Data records
+-------+
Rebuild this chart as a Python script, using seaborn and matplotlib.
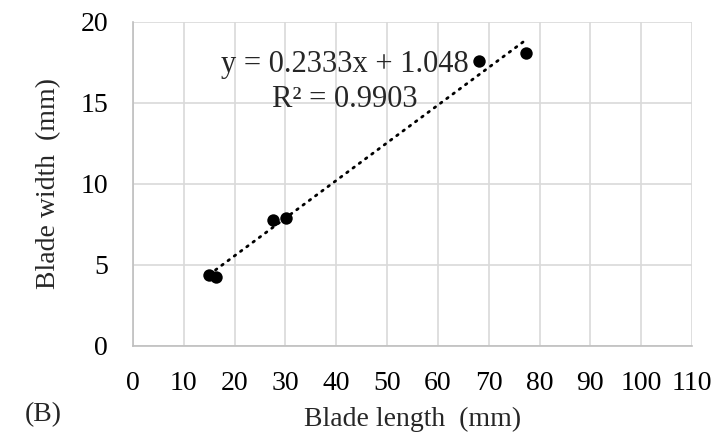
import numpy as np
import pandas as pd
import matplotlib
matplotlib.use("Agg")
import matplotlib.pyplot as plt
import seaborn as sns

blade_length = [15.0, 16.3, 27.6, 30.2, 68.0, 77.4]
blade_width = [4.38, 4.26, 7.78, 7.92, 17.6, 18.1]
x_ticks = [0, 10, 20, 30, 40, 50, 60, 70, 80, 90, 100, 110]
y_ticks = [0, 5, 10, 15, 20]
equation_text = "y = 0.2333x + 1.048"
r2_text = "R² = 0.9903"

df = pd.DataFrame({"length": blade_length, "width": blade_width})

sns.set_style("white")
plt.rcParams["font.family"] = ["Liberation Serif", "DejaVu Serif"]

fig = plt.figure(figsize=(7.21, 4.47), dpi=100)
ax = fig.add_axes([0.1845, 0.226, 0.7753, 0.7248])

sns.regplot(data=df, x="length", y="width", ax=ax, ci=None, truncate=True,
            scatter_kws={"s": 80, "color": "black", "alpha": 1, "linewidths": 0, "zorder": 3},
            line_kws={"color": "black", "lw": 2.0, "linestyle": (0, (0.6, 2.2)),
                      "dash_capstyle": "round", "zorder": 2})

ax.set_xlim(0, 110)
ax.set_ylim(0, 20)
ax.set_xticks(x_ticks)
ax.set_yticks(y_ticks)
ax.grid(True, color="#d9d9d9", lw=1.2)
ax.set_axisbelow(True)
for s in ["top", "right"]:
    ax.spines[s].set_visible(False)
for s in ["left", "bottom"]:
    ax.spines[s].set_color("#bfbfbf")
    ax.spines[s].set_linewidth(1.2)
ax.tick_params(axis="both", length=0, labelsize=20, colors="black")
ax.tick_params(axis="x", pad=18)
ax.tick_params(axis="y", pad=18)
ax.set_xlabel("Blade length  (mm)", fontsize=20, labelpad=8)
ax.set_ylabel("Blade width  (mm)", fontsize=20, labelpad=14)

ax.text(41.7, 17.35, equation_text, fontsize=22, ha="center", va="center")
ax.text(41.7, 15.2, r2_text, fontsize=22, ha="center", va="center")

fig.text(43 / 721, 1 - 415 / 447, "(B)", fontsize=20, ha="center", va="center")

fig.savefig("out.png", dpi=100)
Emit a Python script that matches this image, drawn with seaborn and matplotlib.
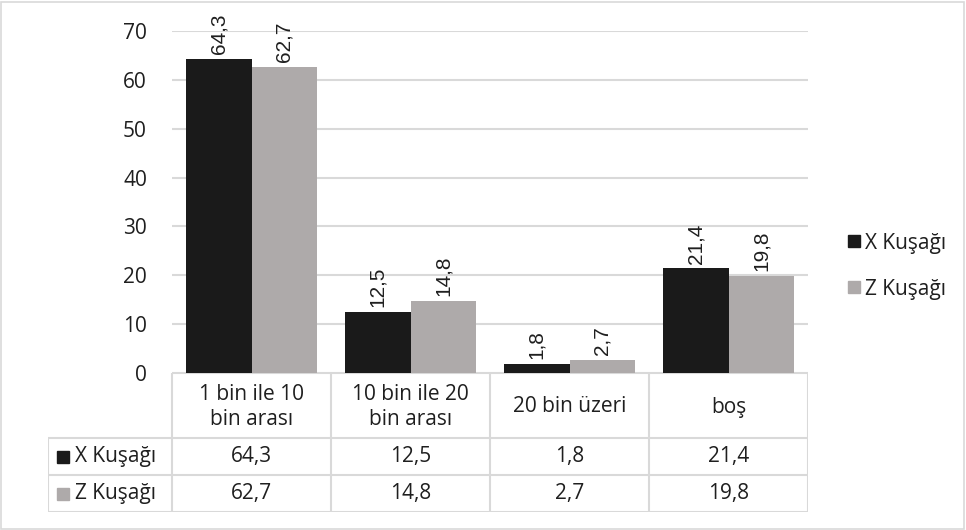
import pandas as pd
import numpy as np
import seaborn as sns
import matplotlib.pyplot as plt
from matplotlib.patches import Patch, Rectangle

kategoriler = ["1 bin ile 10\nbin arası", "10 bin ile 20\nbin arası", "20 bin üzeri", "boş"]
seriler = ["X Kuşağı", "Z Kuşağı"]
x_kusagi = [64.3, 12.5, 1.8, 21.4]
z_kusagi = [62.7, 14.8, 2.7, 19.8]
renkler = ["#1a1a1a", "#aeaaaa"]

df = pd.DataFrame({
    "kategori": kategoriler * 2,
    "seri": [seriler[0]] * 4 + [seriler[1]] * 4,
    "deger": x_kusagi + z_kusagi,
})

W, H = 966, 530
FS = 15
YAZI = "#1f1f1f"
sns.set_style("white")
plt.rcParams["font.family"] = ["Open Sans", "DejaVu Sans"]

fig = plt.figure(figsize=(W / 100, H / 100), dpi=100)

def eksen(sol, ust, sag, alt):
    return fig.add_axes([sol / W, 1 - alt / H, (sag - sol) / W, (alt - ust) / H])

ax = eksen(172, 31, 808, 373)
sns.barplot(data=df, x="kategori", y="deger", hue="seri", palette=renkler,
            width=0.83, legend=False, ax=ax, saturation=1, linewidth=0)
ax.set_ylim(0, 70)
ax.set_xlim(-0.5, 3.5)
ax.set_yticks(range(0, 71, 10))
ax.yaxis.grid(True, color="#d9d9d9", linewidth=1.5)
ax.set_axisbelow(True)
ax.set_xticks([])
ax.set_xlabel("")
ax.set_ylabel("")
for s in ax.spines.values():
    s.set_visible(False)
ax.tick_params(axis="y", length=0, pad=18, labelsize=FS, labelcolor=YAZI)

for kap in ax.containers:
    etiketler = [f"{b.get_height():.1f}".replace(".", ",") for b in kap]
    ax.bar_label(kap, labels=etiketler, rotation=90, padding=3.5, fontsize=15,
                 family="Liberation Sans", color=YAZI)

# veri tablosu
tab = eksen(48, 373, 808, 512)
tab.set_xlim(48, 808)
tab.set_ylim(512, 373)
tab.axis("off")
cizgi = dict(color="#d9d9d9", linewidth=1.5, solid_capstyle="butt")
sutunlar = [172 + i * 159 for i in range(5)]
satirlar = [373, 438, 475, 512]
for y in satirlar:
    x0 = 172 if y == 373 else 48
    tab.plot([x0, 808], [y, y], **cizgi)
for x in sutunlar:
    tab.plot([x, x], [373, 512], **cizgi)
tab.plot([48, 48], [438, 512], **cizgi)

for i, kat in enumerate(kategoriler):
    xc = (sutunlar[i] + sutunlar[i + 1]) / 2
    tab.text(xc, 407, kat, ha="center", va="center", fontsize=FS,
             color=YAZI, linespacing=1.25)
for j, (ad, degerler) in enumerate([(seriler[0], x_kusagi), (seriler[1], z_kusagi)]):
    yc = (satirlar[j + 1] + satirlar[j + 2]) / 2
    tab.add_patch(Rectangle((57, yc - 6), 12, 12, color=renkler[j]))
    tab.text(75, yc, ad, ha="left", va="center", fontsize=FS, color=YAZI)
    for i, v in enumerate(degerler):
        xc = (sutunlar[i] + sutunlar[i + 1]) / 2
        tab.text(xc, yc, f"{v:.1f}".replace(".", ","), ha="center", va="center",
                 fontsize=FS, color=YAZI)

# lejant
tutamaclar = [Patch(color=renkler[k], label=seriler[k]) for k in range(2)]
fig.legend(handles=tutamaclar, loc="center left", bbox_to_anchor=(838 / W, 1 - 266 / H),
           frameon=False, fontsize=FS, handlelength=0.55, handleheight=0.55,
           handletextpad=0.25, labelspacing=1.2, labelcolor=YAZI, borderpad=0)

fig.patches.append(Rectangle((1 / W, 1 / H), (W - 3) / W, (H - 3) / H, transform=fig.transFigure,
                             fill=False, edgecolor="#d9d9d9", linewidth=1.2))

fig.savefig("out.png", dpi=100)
+-------+
Copy out each line exactly, without the pictures.

Rebuild this chart as a Python script, using seaborn and matplotlib.
import numpy as np
import pandas as pd
import matplotlib
matplotlib.use("Agg")
import matplotlib.pyplot as plt
import seaborn as sns

blade_length = [15.0, 16.3, 27.6, 30.2, 68.0, 77.4]
blade_width = [4.38, 4.26, 7.78, 7.92, 17.6, 18.1]
x_ticks = [0, 10, 20, 30, 40, 50, 60, 70, 80, 90, 100, 110]
y_ticks = [0, 5, 10, 15, 20]
equation_text = "y = 0.2333x + 1.048"
r2_text = "R² = 0.9903"

df = pd.DataFrame({"length": blade_length, "width": blade_width})

sns.set_style("white")
plt.rcParams["font.family"] = ["Liberation Serif", "DejaVu Serif"]

fig = plt.figure(figsize=(7.21, 4.47), dpi=100)
ax = fig.add_axes([0.1845, 0.226, 0.7753, 0.7248])

sns.regplot(data=df, x="length", y="width", ax=ax, ci=None, truncate=True,
            scatter_kws={"s": 80, "color": "black", "alpha": 1, "linewidths": 0, "zorder": 3},
            line_kws={"color": "black", "lw": 2.0, "linestyle": (0, (0.6, 2.2)),
                      "dash_capstyle": "round", "zorder": 2})

ax.set_xlim(0, 110)
ax.set_ylim(0, 20)
ax.set_xticks(x_ticks)
ax.set_yticks(y_ticks)
ax.grid(True, color="#d9d9d9", lw=1.2)
ax.set_axisbelow(True)
for s in ["top", "right"]:
    ax.spines[s].set_visible(False)
for s in ["left", "bottom"]:
    ax.spines[s].set_color("#bfbfbf")
    ax.spines[s].set_linewidth(1.2)
ax.tick_params(axis="both", length=0, labelsize=20, colors="black")
ax.tick_params(axis="x", pad=18)
ax.tick_params(axis="y", pad=18)
ax.set_xlabel("Blade length  (mm)", fontsize=20, labelpad=8)
ax.set_ylabel("Blade width  (mm)", fontsize=20, labelpad=14)

ax.text(41.7, 17.35, equation_text, fontsize=22, ha="center", va="center")
ax.text(41.7, 15.2, r2_text, fontsize=22, ha="center", va="center")

fig.text(43 / 721, 1 - 415 / 447, "(B)", fontsize=20, ha="center", va="center")

fig.savefig("out.png", dpi=100)
Emit a Python script that matches this image, drawn with seaborn and matplotlib.
import pandas as pd
import numpy as np
import seaborn as sns
import matplotlib.pyplot as plt
from matplotlib.patches import Patch, Rectangle

kategoriler = ["1 bin ile 10\nbin arası", "10 bin ile 20\nbin arası", "20 bin üzeri", "boş"]
seriler = ["X Kuşağı", "Z Kuşağı"]
x_kusagi = [64.3, 12.5, 1.8, 21.4]
z_kusagi = [62.7, 14.8, 2.7, 19.8]
renkler = ["#1a1a1a", "#aeaaaa"]

df = pd.DataFrame({
    "kategori": kategoriler * 2,
    "seri": [seriler[0]] * 4 + [seriler[1]] * 4,
    "deger": x_kusagi + z_kusagi,
})

W, H = 966, 530
FS = 15
YAZI = "#1f1f1f"
sns.set_style("white")
plt.rcParams["font.family"] = ["Open Sans", "DejaVu Sans"]

fig = plt.figure(figsize=(W / 100, H / 100), dpi=100)

def eksen(sol, ust, sag, alt):
    return fig.add_axes([sol / W, 1 - alt / H, (sag - sol) / W, (alt - ust) / H])

ax = eksen(172, 31, 808, 373)
sns.barplot(data=df, x="kategori", y="deger", hue="seri", palette=renkler,
            width=0.83, legend=False, ax=ax, saturation=1, linewidth=0)
ax.set_ylim(0, 70)
ax.set_xlim(-0.5, 3.5)
ax.set_yticks(range(0, 71, 10))
ax.yaxis.grid(True, color="#d9d9d9", linewidth=1.5)
ax.set_axisbelow(True)
ax.set_xticks([])
ax.set_xlabel("")
ax.set_ylabel("")
for s in ax.spines.values():
    s.set_visible(False)
ax.tick_params(axis="y", length=0, pad=18, labelsize=FS, labelcolor=YAZI)

for kap in ax.containers:
    etiketler = [f"{b.get_height():.1f}".replace(".", ",") for b in kap]
    ax.bar_label(kap, labels=etiketler, rotation=90, padding=3.5, fontsize=15,
                 family="Liberation Sans", color=YAZI)

# veri tablosu
tab = eksen(48, 373, 808, 512)
tab.set_xlim(48, 808)
tab.set_ylim(512, 373)
tab.axis("off")
cizgi = dict(color="#d9d9d9", linewidth=1.5, solid_capstyle="butt")
sutunlar = [172 + i * 159 for i in range(5)]
satirlar = [373, 438, 475, 512]
for y in satirlar:
    x0 = 172 if y == 373 else 48
    tab.plot([x0, 808], [y, y], **cizgi)
for x in sutunlar:
    tab.plot([x, x], [373, 512], **cizgi)
tab.plot([48, 48], [438, 512], **cizgi)

for i, kat in enumerate(kategoriler):
    xc = (sutunlar[i] + sutunlar[i + 1]) / 2
    tab.text(xc, 407, kat, ha="center", va="center", fontsize=FS,
             color=YAZI, linespacing=1.25)
for j, (ad, degerler) in enumerate([(seriler[0], x_kusagi), (seriler[1], z_kusagi)]):
    yc = (satirlar[j + 1] + satirlar[j + 2]) / 2
    tab.add_patch(Rectangle((57, yc - 6), 12, 12, color=renkler[j]))
    tab.text(75, yc, ad, ha="left", va="center", fontsize=FS, color=YAZI)
    for i, v in enumerate(degerler):
        xc = (sutunlar[i] + sutunlar[i + 1]) / 2
        tab.text(xc, yc, f"{v:.1f}".replace(".", ","), ha="center", va="center",
                 fontsize=FS, color=YAZI)

# lejant
tutamaclar = [Patch(color=renkler[k], label=seriler[k]) for k in range(2)]
fig.legend(handles=tutamaclar, loc="center left", bbox_to_anchor=(838 / W, 1 - 266 / H),
           frameon=False, fontsize=FS, handlelength=0.55, handleheight=0.55,
           handletextpad=0.25, labelspacing=1.2, labelcolor=YAZI, borderpad=0)

fig.patches.append(Rectangle((1 / W, 1 / H), (W - 3) / W, (H - 3) / H, transform=fig.transFigure,
                             fill=False, edgecolor="#d9d9d9", linewidth=1.2))

fig.savefig("out.png", dpi=100)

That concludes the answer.